## [EXERCISE]
Each line of the material must be returned exactly.

************

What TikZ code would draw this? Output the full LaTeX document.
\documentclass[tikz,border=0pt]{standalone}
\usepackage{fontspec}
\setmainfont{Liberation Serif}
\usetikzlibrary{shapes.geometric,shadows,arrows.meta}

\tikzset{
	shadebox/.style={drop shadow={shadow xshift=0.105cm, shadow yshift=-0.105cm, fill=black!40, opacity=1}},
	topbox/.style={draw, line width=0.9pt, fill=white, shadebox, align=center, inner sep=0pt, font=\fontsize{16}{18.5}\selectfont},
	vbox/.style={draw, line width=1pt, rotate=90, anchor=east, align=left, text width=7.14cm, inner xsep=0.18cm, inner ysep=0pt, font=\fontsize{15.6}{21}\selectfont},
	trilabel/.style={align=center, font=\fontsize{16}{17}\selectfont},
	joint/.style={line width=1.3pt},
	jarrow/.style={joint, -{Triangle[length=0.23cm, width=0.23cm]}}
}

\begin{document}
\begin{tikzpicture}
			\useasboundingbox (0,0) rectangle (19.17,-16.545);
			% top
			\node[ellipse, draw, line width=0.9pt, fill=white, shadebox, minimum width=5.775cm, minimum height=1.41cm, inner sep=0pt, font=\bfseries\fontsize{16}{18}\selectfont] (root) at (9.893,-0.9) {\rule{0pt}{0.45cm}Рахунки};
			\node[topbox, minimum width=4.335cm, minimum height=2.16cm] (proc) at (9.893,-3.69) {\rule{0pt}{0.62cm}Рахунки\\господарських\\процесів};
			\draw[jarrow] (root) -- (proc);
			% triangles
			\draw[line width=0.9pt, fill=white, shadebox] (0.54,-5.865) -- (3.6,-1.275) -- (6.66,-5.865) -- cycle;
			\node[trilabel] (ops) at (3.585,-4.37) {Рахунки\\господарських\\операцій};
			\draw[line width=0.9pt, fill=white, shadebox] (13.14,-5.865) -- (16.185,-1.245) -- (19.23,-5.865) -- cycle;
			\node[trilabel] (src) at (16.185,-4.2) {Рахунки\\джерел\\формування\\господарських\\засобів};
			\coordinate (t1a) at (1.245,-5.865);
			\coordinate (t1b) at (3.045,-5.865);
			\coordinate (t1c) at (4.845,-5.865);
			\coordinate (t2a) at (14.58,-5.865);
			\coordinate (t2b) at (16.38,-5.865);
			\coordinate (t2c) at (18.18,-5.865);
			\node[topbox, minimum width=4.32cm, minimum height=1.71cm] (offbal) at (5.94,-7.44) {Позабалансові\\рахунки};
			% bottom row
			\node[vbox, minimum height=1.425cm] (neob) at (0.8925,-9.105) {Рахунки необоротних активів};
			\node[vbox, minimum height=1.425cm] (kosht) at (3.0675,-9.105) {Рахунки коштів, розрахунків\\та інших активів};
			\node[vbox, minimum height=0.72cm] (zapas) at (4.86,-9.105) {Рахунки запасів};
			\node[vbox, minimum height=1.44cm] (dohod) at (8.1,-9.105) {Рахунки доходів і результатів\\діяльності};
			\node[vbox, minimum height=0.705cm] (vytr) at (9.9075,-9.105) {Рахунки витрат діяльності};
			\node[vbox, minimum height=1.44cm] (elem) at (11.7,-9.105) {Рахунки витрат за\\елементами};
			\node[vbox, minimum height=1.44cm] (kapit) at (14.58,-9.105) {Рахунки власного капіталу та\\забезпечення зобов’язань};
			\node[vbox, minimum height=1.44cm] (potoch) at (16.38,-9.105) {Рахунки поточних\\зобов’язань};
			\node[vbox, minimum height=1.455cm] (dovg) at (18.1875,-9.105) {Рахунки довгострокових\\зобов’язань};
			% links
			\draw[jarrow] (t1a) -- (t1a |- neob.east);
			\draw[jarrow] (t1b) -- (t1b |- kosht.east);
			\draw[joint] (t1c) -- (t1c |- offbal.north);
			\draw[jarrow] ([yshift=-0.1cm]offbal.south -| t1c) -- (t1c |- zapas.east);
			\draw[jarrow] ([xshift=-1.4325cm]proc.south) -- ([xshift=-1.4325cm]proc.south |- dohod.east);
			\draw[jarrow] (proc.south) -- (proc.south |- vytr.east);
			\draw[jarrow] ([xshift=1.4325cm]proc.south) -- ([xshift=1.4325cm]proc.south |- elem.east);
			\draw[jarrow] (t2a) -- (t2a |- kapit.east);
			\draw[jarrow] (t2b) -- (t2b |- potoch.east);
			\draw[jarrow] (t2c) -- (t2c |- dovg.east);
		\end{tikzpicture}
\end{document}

************

## [FULL OUTPUT]
What TikZ code would draw this? Output the full LaTeX document.
\documentclass[tikz,border=0pt]{standalone}
\usepackage{fontspec}
\setmainfont{Liberation Serif}
\usetikzlibrary{shapes.geometric,shadows,arrows.meta}

\tikzset{
	shadebox/.style={drop shadow={shadow xshift=0.105cm, shadow yshift=-0.105cm, fill=black!40, opacity=1}},
	topbox/.style={draw, line width=0.9pt, fill=white, shadebox, align=center, inner sep=0pt, font=\fontsize{16}{18.5}\selectfont},
	vbox/.style={draw, line width=1pt, rotate=90, anchor=east, align=left, text width=7.14cm, inner xsep=0.18cm, inner ysep=0pt, font=\fontsize{15.6}{21}\selectfont},
	trilabel/.style={align=center, font=\fontsize{16}{17}\selectfont},
	joint/.style={line width=1.3pt},
	jarrow/.style={joint, -{Triangle[length=0.23cm, width=0.23cm]}}
}

\begin{document}
\begin{tikzpicture}
			\useasboundingbox (0,0) rectangle (19.17,-16.545);
			% top
			\node[ellipse, draw, line width=0.9pt, fill=white, shadebox, minimum width=5.775cm, minimum height=1.41cm, inner sep=0pt, font=\bfseries\fontsize{16}{18}\selectfont] (root) at (9.893,-0.9) {\rule{0pt}{0.45cm}Рахунки};
			\node[topbox, minimum width=4.335cm, minimum height=2.16cm] (proc) at (9.893,-3.69) {\rule{0pt}{0.62cm}Рахунки\\господарських\\процесів};
			\draw[jarrow] (root) -- (proc);
			% triangles
			\draw[line width=0.9pt, fill=white, shadebox] (0.54,-5.865) -- (3.6,-1.275) -- (6.66,-5.865) -- cycle;
			\node[trilabel] (ops) at (3.585,-4.37) {Рахунки\\господарських\\операцій};
			\draw[line width=0.9pt, fill=white, shadebox] (13.14,-5.865) -- (16.185,-1.245) -- (19.23,-5.865) -- cycle;
			\node[trilabel] (src) at (16.185,-4.2) {Рахунки\\джерел\\формування\\господарських\\засобів};
			\coordinate (t1a) at (1.245,-5.865);
			\coordinate (t1b) at (3.045,-5.865);
			\coordinate (t1c) at (4.845,-5.865);
			\coordinate (t2a) at (14.58,-5.865);
			\coordinate (t2b) at (16.38,-5.865);
			\coordinate (t2c) at (18.18,-5.865);
			\node[topbox, minimum width=4.32cm, minimum height=1.71cm] (offbal) at (5.94,-7.44) {Позабалансові\\рахунки};
			% bottom row
			\node[vbox, minimum height=1.425cm] (neob) at (0.8925,-9.105) {Рахунки необоротних активів};
			\node[vbox, minimum height=1.425cm] (kosht) at (3.0675,-9.105) {Рахунки коштів, розрахунків\\та інших активів};
			\node[vbox, minimum height=0.72cm] (zapas) at (4.86,-9.105) {Рахунки запасів};
			\node[vbox, minimum height=1.44cm] (dohod) at (8.1,-9.105) {Рахунки доходів і результатів\\діяльності};
			\node[vbox, minimum height=0.705cm] (vytr) at (9.9075,-9.105) {Рахунки витрат діяльності};
			\node[vbox, minimum height=1.44cm] (elem) at (11.7,-9.105) {Рахунки витрат за\\елементами};
			\node[vbox, minimum height=1.44cm] (kapit) at (14.58,-9.105) {Рахунки власного капіталу та\\забезпечення зобов’язань};
			\node[vbox, minimum height=1.44cm] (potoch) at (16.38,-9.105) {Рахунки поточних\\зобов’язань};
			\node[vbox, minimum height=1.455cm] (dovg) at (18.1875,-9.105) {Рахунки довгострокових\\зобов’язань};
			% links
			\draw[jarrow] (t1a) -- (t1a |- neob.east);
			\draw[jarrow] (t1b) -- (t1b |- kosht.east);
			\draw[joint] (t1c) -- (t1c |- offbal.north);
			\draw[jarrow] ([yshift=-0.1cm]offbal.south -| t1c) -- (t1c |- zapas.east);
			\draw[jarrow] ([xshift=-1.4325cm]proc.south) -- ([xshift=-1.4325cm]proc.south |- dohod.east);
			\draw[jarrow] (proc.south) -- (proc.south |- vytr.east);
			\draw[jarrow] ([xshift=1.4325cm]proc.south) -- ([xshift=1.4325cm]proc.south |- elem.east);
			\draw[jarrow] (t2a) -- (t2a |- kapit.east);
			\draw[jarrow] (t2b) -- (t2b |- potoch.east);
			\draw[jarrow] (t2c) -- (t2c |- dovg.east);
		\end{tikzpicture}
\end{document}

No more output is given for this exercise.